INSTRUCTIONS TO FOLLOW:
Copy the lines of the data below exactly, starting at the first and stopping after the line that contains "ax.set_xlabel('t,t,T', fontsize=26, family='Liberation"; include no pictures.

GIVEN INFORMATION:
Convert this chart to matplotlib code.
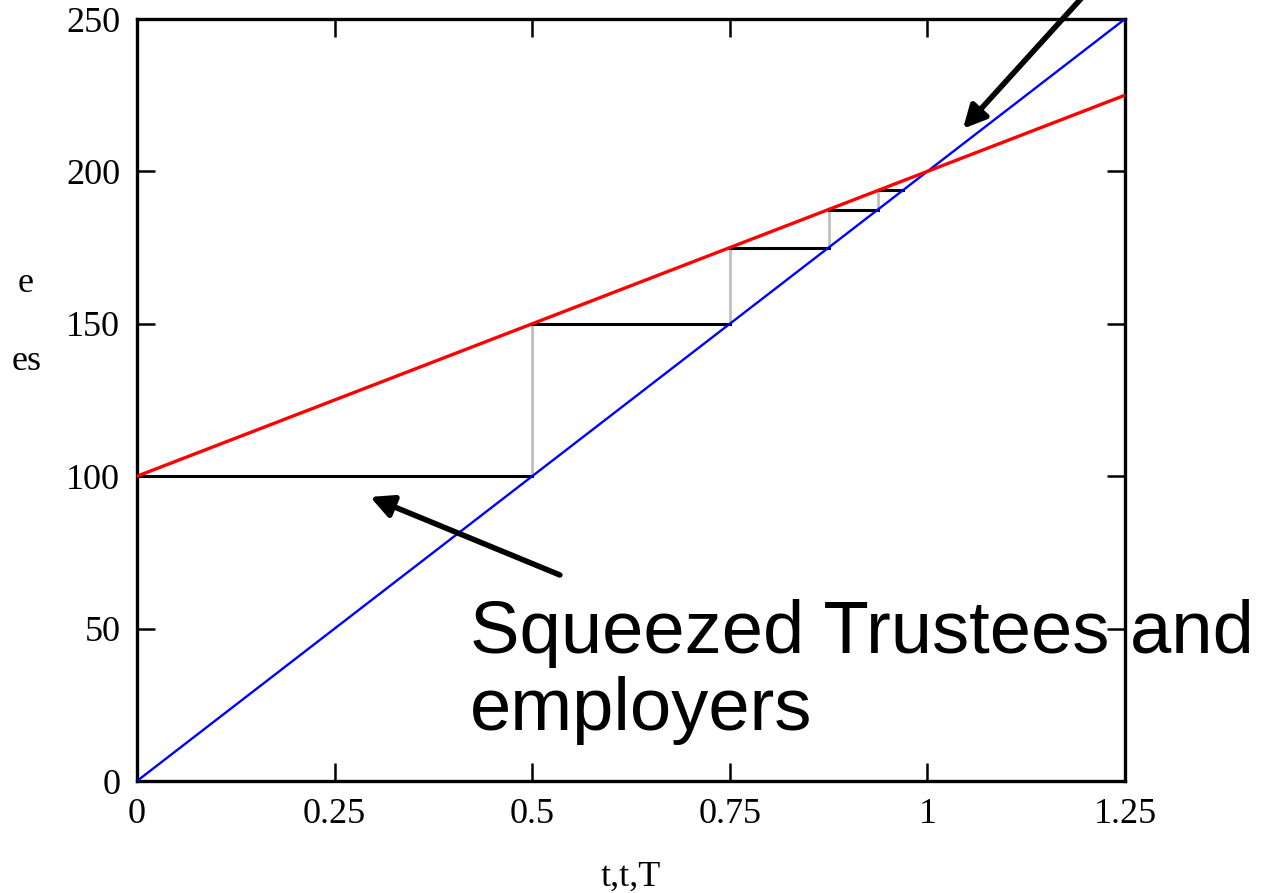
import matplotlib
matplotlib.use('Agg')
import matplotlib.pyplot as plt

# ============================================
# DATA
# ============================================
t_ends = [0.0, 1.25]
blue_vals = [0.0, 250.0]     # liabilities line
red_vals = [100.0, 225.0]    # assets line

# staircase between the two lines
step_x = [0.0, 0.5, 0.75, 0.875, 0.9375, 0.96875]
step_y = [100.0, 150.0, 175.0, 187.5, 193.75]

x_ticks = [0, 0.25, 0.5, 0.75, 1, 1.25]
x_tick_labels = ['0', '0.25', '0.5', '0.75', '1', '1.25']
y_ticks = [0, 50, 100, 150, 200, 250]

# arrow positions (data coords)
arrow_top_tail = (1.199, 258.0)
arrow_top_head = (1.045, 214.0)
arrow_low_tail = (0.535, 67.6)
arrow_low_head = (0.295, 93.2)

W, H = 1269, 893
fig = plt.figure(figsize=(W / 100, H / 100), dpi=100)
ax = fig.add_axes([137 / W, 1 - 781 / H, (1125 - 137) / W, (781 - 19) / H])

# main lines
ax.plot(t_ends, blue_vals, color='#0000ff', linewidth=1.7, zorder=3)
ax.plot(t_ends, red_vals, color='#ff0000', linewidth=2.4, zorder=3)

# staircase
for i in range(len(step_y)):
    ax.plot([step_x[i], step_x[i + 1]], [step_y[i], step_y[i]],
            color='black', linewidth=2.2, zorder=2)
    if i + 1 < len(step_y):
        ax.plot([step_x[i + 1], step_x[i + 1]], [step_y[i], step_y[i + 1]],
                color='#c0c0c0', linewidth=2.0, zorder=1)

ax.set_xlim(0, 1.25)
ax.set_ylim(0, 250)
ax.set_xticks(x_ticks)
ax.set_xticklabels(x_tick_labels)
ax.set_yticks(y_ticks)

for s in ax.spines.values():
    s.set_linewidth(2.4)

ax.tick_params(direction='in', length=13, width=1.8, top=True, right=True,
               labelsize=26)
ax.tick_params(axis='y', pad=12)
ax.tick_params(axis='x', pad=12)
for lab in ax.get_xticklabels() + ax.get_yticklabels():
    lab.set_fontfamily('Liberation Serif')

ax.set_xlabel('t,t,T', fontsize=26, family='Liberation Serif', labelpad=22)

# clipped y label remnants
fig.text(34 / W, 1 - 283 / H, 'e', fontsize=26, family='Liberation Serif',
         ha='right', va='center')
fig.text(42 / W, 1 - 362 / H, 'es', fontsize=26, family='Liberation Serif',
         ha='right', va='center')

# arrows
arrow_kw = dict(arrowstyle='-|>', color='black', lw=4, mutation_scale=34,
                shrinkA=0, shrinkB=0)
ax.annotate('', xy=arrow_top_head, xytext=arrow_top_tail,
            arrowprops=arrow_kw, annotation_clip=False)
ax.annotate('', xy=arrow_low_head, xytext=arrow_low_tail,
            arrowprops=arrow_kw, annotation_clip=False)

fig.text(470 / W, 1 - 730 / H, 'Squeezed Trustees and\nemployers',
         fontsize=53.5, family='Liberation Sans', ha='left', va='baseline',
         linespacing=1.15, zorder=10)

fig.savefig('out.png', dpi=100, facecolor='white')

REPLY:
Convert this chart to matplotlib code.
import matplotlib
matplotlib.use('Agg')
import matplotlib.pyplot as plt

# ============================================
# DATA
# ============================================
t_ends = [0.0, 1.25]
blue_vals = [0.0, 250.0]     # liabilities line
red_vals = [100.0, 225.0]    # assets line

# staircase between the two lines
step_x = [0.0, 0.5, 0.75, 0.875, 0.9375, 0.96875]
step_y = [100.0, 150.0, 175.0, 187.5, 193.75]

x_ticks = [0, 0.25, 0.5, 0.75, 1, 1.25]
x_tick_labels = ['0', '0.25', '0.5', '0.75', '1', '1.25']
y_ticks = [0, 50, 100, 150, 200, 250]

# arrow positions (data coords)
arrow_top_tail = (1.199, 258.0)
arrow_top_head = (1.045, 214.0)
arrow_low_tail = (0.535, 67.6)
arrow_low_head = (0.295, 93.2)

W, H = 1269, 893
fig = plt.figure(figsize=(W / 100, H / 100), dpi=100)
ax = fig.add_axes([137 / W, 1 - 781 / H, (1125 - 137) / W, (781 - 19) / H])

# main lines
ax.plot(t_ends, blue_vals, color='#0000ff', linewidth=1.7, zorder=3)
ax.plot(t_ends, red_vals, color='#ff0000', linewidth=2.4, zorder=3)

# staircase
for i in range(len(step_y)):
    ax.plot([step_x[i], step_x[i + 1]], [step_y[i], step_y[i]],
            color='black', linewidth=2.2, zorder=2)
    if i + 1 < len(step_y):
        ax.plot([step_x[i + 1], step_x[i + 1]], [step_y[i], step_y[i + 1]],
                color='#c0c0c0', linewidth=2.0, zorder=1)

ax.set_xlim(0, 1.25)
ax.set_ylim(0, 250)
ax.set_xticks(x_ticks)
ax.set_xticklabels(x_tick_labels)
ax.set_yticks(y_ticks)

for s in ax.spines.values():
    s.set_linewidth(2.4)

ax.tick_params(direction='in', length=13, width=1.8, top=True, right=True,
               labelsize=26)
ax.tick_params(axis='y', pad=12)
ax.tick_params(axis='x', pad=12)
for lab in ax.get_xticklabels() + ax.get_yticklabels():
    lab.set_fontfamily('Liberation Serif')

ax.set_xlabel('t,t,T', fontsize=26, family='Liberation Serif', labelpad=22)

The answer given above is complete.